The gLite grid middleware utilizes the so-called BDII as an information system in a layered approach. In our work we developed an alternative path for distribution of the information, which enables considerable decrease in the amount of data that is exchanged. We use the fact that much of the information that is exchanged does not change over time by introducing a versioning scheme. In this way most of the traffic consists of data in a compressed diff-like format.
In this work we present the architecture of the system and show the quantitative results to support its advantages.
Our system design and implementation are sufficiently generic, thus allowing applications in other areas, where the distribution of information follows the same patterns.
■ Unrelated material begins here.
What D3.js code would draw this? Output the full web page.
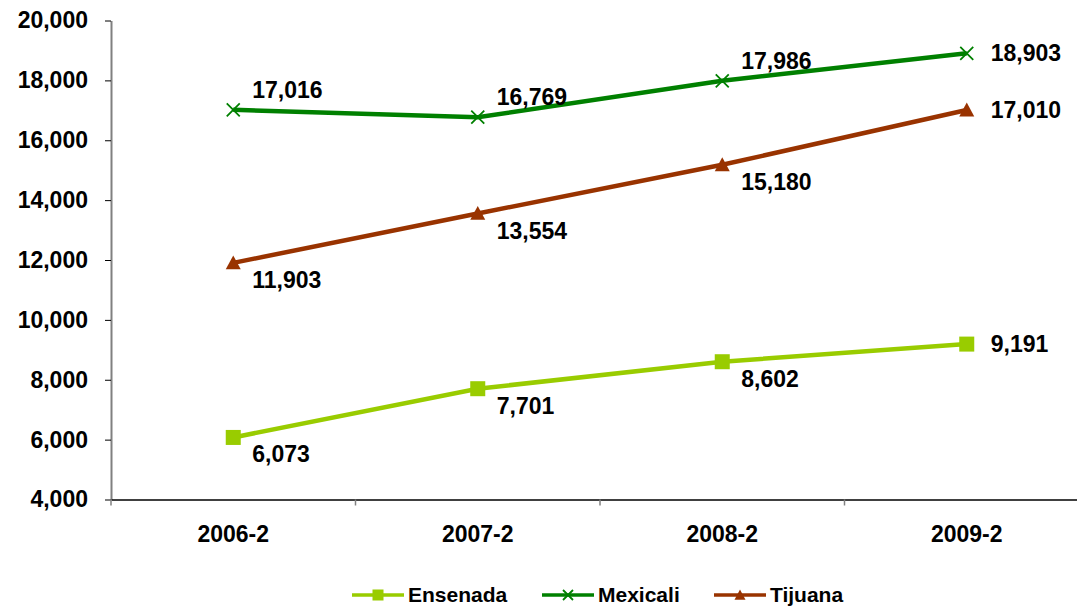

The new scheme can be deployed in combination with the current BDII solution. It reduces drastically (by orders of magnitude) the amount of network bandwidth being used, which will be important to accommodate for further increases in the number of sites in the infrastructure and the complexity of information about them. It also decreases the latency in the movement of data between the layers.
Description of the work
We implemented an alternative path for distribution of the information that is currently available via the gLite BDII service. The new lightweight middleware components are based on the well known properties of the information that is currently transferred between the various layers in the production Grids based on gLite and follow a simple protocol in order to ensure consistency.
Since the information that a site-level information system displays changes at once, the problem is how to distribute in an efficient way the changes between successive “versions” towards the nodes that require them (mostly top-level BDIIs). Since the changes are usually limited to certain attributes and the appearance or disappearance of whole sections of information is related to rare events, like failing or new nodes, we use the routines from the “diffutils” package to compute the difference between successive “versions” of the information that a site displays. Moreover, we compress the result, which decreases even further the amount of information that needs to be transferred. A client, which can be co-collocated with a top-level BDII, can query our service over the http protocol, supplying a hash of the information that it has at a given point. If this information is sufficiently recent, within the last 1-2 minutes, then only the gzipped difference is transferred. The client proceeds to uncompress the patch and applies it to its copy of the information, obtaining the same result as when all the information is downloaded. We have implemented a testbed deployment of the new system, where we mimic the infosystems of the European Grid Initiative sites in real time, which enabled us to perform a series of benchmarks and to analyse the performance of the new scheme.